As Peer Educators introduce ideas, facilitate discussions, and encourage others to share their experiences, one may be asked about personal experiences. In order to remain professional and unbiased, facilitators should consider what is appropriate to share, and when it is fitting to share with their audience. Audience members might ask about a facilitator’s personal experiences using a substance out of sheer curiosity, to relate to the facilitator, or to question their credibility. Because self-disclosure has the potential to both help and hinder how information is perceived, Peer Educators must understand where personal information is relevant, necessary, and beneficial for the discussion. Keep in mind that the advice given below is only applicable in the context of the Peer Education program delivery!

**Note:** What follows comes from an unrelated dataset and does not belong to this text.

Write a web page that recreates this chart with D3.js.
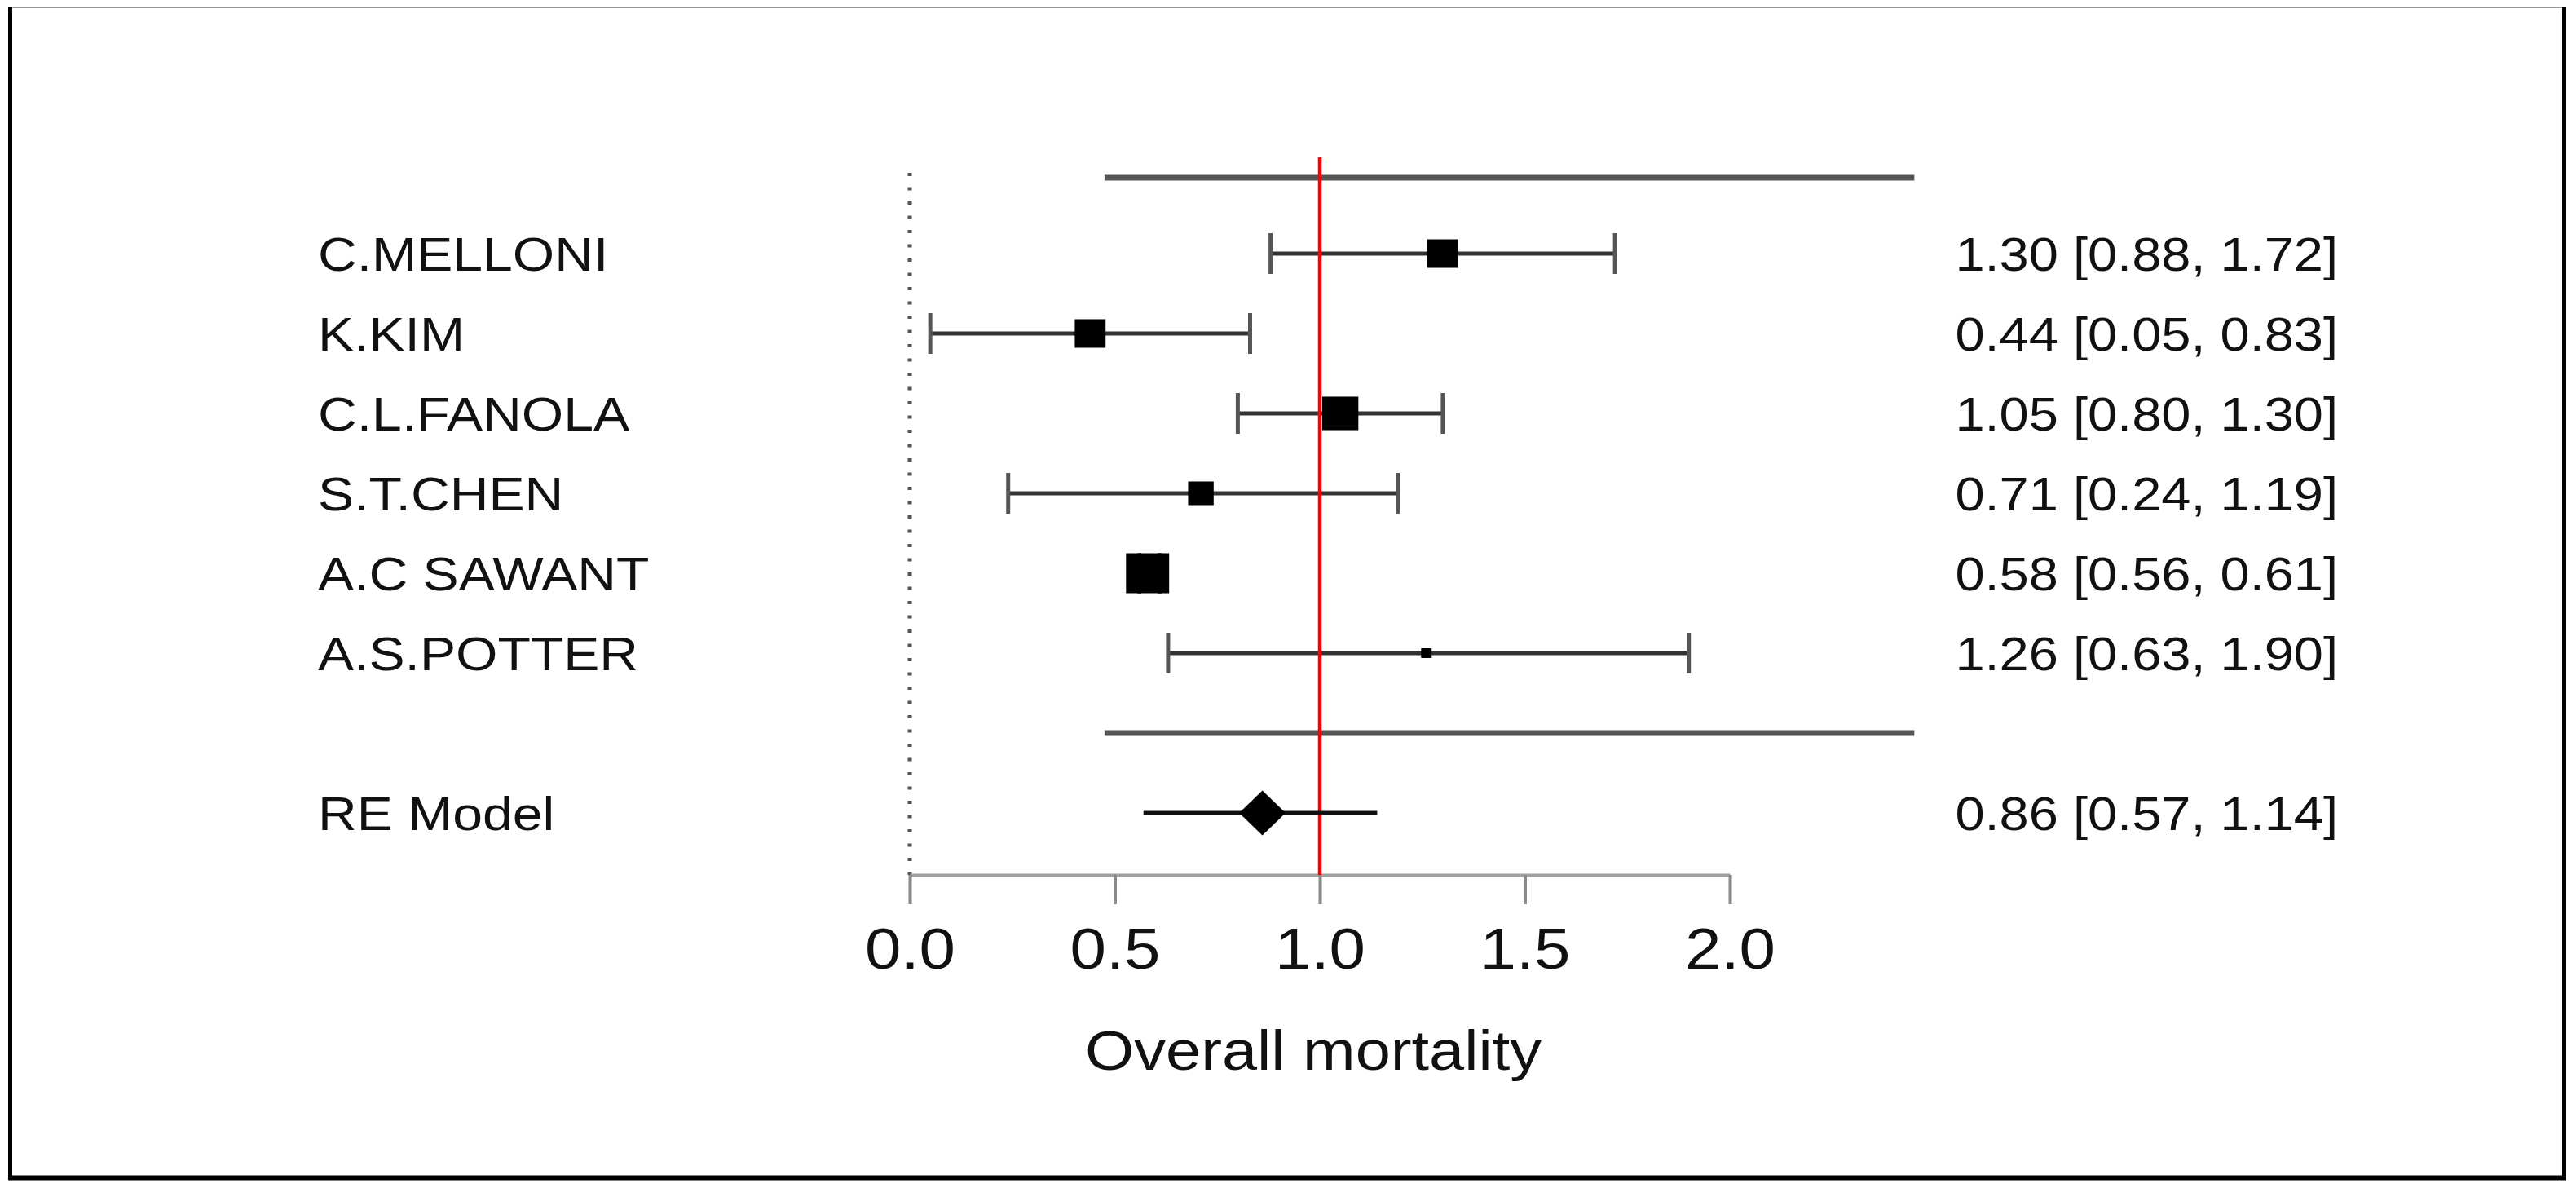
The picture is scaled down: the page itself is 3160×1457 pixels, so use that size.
<!DOCTYPE html>
<html><head><meta charset="utf-8">
<script src="https://cdn.jsdelivr.net/npm/d3@7"></script>
<style>html,body{margin:0;padding:0;background:#fff;} svg{display:block;}</style>
</head><body>
<script>
// ---------- data ----------
const studies   = ["C.MELLONI","K.KIM","C.L.FANOLA","S.T.CHEN","A.C SAWANT","A.S.POTTER"];
const estimates = [1.30, 0.44, 1.05, 0.71, 0.58, 1.26];
const lowerCI   = [0.88, 0.05, 0.80, 0.24, 0.56, 0.63];
const upperCI   = [1.72, 0.83, 1.30, 1.19, 0.61, 1.90];
const weights   = [16.3, 16.3, 22.4, 11.2, 31.9, 1.9];   // relative study weights (%)
const summaryLabel  = "RE Model";
const summaryValues = [0.86, 0.57, 1.14];                // estimate, lower, upper
const xTicks      = [0, 0.5, 1, 1.5, 2];
const xTickLabels = ["0.0", "0.5", "1.0", "1.5", "2.0"];
const axisTitle = "Overall mortality";
const refValue  = 1;
const nullValue = 0;
const sepExtent = [0.475, 2.45];

// ---------- layout ----------
const W = 3160, H = 1457;
const FONT = "'Liberation Sans', Arial, Helvetica, sans-serif";
const SX = 1.14; // horizontal text stretch seen in the reference
const svg = d3.select("body").append("svg").attr("width", W).attr("height", H)
  .style("background", "#fff");

const x = d3.scaleLinear().domain([0, 2]).range([1116, 2122]);
const y = d3.scaleLinear().domain([-1, 6]).range([997, 311]);
const sizeScale = d3.scaleSqrt().domain([0, d3.max(weights)]).range([0, 49]);

const rows = studies.map((s, i) => ({
  name: s, est: estimates[i], lo: lowerCI[i], hi: upperCI[i], w: weights[i], row: studies.length - i
}));
const fmt = d3.format(".2f");
const axisY = 1073;

// frame
svg.append("line").attr("x1", 12).attr("x2", 3146).attr("y1", 9).attr("y2", 9)
  .attr("stroke", "#999").attr("stroke-width", 2);
svg.append("line").attr("x1", 12.5).attr("x2", 12.5).attr("y1", 8).attr("y2", 1447)
  .attr("stroke", "#000").attr("stroke-width", 5);
svg.append("line").attr("x1", 3145.5).attr("x2", 3145.5).attr("y1", 8).attr("y2", 1447)
  .attr("stroke", "#000").attr("stroke-width", 5);
svg.append("line").attr("x1", 10).attr("x2", 3148).attr("y1", 1444.5).attr("y2", 1444.5)
  .attr("stroke", "#000").attr("stroke-width", 6);

// dotted null line
svg.append("line").attr("x1", x(nullValue)).attr("x2", x(nullValue))
  .attr("y1", 212).attr("y2", axisY)
  .attr("stroke", "#555").attr("stroke-width", 5).attr("stroke-dasharray", "4 13.5");

// separator lines
svg.selectAll(".sep").data([6.95, 0]).join("line").attr("class", "sep")
  .attr("x1", x(sepExtent[0])).attr("x2", x(sepExtent[1]))
  .attr("y1", d => y(d)).attr("y2", d => y(d))
  .attr("stroke", "#555").attr("stroke-width", 7);

// axis
const axis = d3.axisBottom(x).tickValues(xTicks)
  .tickFormat((d, i) => xTickLabels[i]).tickSize(36).tickSizeOuter(0);
const ag = svg.append("g").attr("transform", `translate(0,${axisY})`).call(axis);
ag.select(".domain").attr("stroke", "#a0a0a0").attr("stroke-width", 4);
ag.selectAll(".tick line").attr("stroke", "#8a8a8a").attr("stroke-width", 4);
ag.selectAll(".tick text").attr("fill", "#111").attr("font-family", FONT)
  .attr("font-size", 70).attr("y", 0).attr("dy", 0)
  .attr("transform", `translate(0,115) scale(${SX},1)`);

// axis title
svg.append("text").attr("transform", `translate(${x(1) - 8},1312) scale(${SX},1)`)
  .attr("text-anchor", "middle").attr("font-family", FONT).attr("font-size", 68)
  .attr("fill", "#111").text(axisTitle);

// whiskers
const g = svg.append("g");
g.selectAll(".ci").data(rows).join("line").attr("class", "ci")
  .attr("x1", d => x(d.lo)).attr("x2", d => x(d.hi))
  .attr("y1", d => y(d.row)).attr("y2", d => y(d.row))
  .attr("stroke", "#333").attr("stroke-width", 5);
g.selectAll(".capL").data(rows).join("line").attr("class", "capL")
  .attr("x1", d => x(d.lo)).attr("x2", d => x(d.lo))
  .attr("y1", d => y(d.row) - 25).attr("y2", d => y(d.row) + 25)
  .attr("stroke", "#555").attr("stroke-width", 5);
g.selectAll(".capR").data(rows).join("line").attr("class", "capR")
  .attr("x1", d => x(d.hi)).attr("x2", d => x(d.hi))
  .attr("y1", d => y(d.row) - 25).attr("y2", d => y(d.row) + 25)
  .attr("stroke", "#555").attr("stroke-width", 5);

// red reference line
svg.append("line").attr("x1", x(refValue)).attr("x2", x(refValue))
  .attr("y1", 193).attr("y2", axisY)
  .attr("stroke", "#ff0000").attr("stroke-width", 4.5);

// squares (drawn over red line)
g.selectAll(".pt").data(rows).join("rect").attr("class", "pt")
  .attr("x", d => x(d.est) - sizeScale(d.w) * 1.08 / 2)
  .attr("y", d => y(d.row) - sizeScale(d.w) / 2)
  .attr("width", d => sizeScale(d.w) * 1.08)
  .attr("height", d => sizeScale(d.w))
  .attr("fill", "#000");

// summary
const sRow = -1;
svg.append("line").attr("x1", x(summaryValues[1])).attr("x2", x(summaryValues[2]))
  .attr("y1", y(sRow)).attr("y2", y(sRow)).attr("stroke", "#111").attr("stroke-width", 5);
const cx = x(summaryValues[0]), cy = y(sRow);
svg.append("path")
  .attr("d", d3.line()([[cx - 28.5, cy], [cx, cy - 27.5], [cx + 28.5, cy], [cx, cy + 27.5]]) + "Z")
  .attr("fill", "#000");

// left labels
const allLabels = rows.map(d => ({ t: d.name, row: d.row }))
  .concat([{ t: summaryLabel, row: sRow }]);
svg.selectAll(".lab").data(allLabels).join("text").attr("class", "lab")
  .attr("transform", d => `translate(390,${y(d.row) + 21}) scale(${SX},1)`)
  .attr("font-family", FONT).attr("font-size", 58).attr("fill", "#111")
  .text(d => d.t);

// right annotations
const ann = rows.map(d => ({ t: `${fmt(d.est)} [${fmt(d.lo)}, ${fmt(d.hi)}]`, row: d.row }))
  .concat([{ t: `${fmt(summaryValues[0])} [${fmt(summaryValues[1])}, ${fmt(summaryValues[2])}]`, row: sRow }]);
svg.selectAll(".ann").data(ann).join("text").attr("class", "ann")
  .attr("transform", d => `translate(2868,${y(d.row) + 21}) scale(${SX},1)`)
  .attr("text-anchor", "end")
  .attr("font-family", FONT).attr("font-size", 57).attr("fill", "#111")
  .text(d => d.t);
</script>
</body></html>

Shared experiences naturally generate meaningful connections. Stories allow us to apply concepts and information to realistic settings. However, when taking the role of educator and mediator, the focus should remain on the audience members. While personal stories might come to mind or relate to the discussion, Peer Educators must first ask themselves if what they want to share is going to benefit the learning experience and maintain an inclusive environment. If asked about personal experiences with a substance, being truthful will set an open and honest tone and defeat stigma that is ordinarily normalized. However, each Peer Educator has the right to privacy and should only self-disclose where they see it as fitting and constructive, and only if it is comfortable for them.
Peer Educators should always prioritize their safety before sharing information that could jeopardize it. Having the chance to safely participate in an open learning environment discussing illegal drug use is a privilege that most people do not have access to due to the illegality of drugs, the disparities between groups that are impacted by the drug war, and the fact that this program is only accessible on college campuses. While self-disclosure can be empowering and meaningful, it is important to keep in mind that risks will still exist until there is an end to the War on Drugs.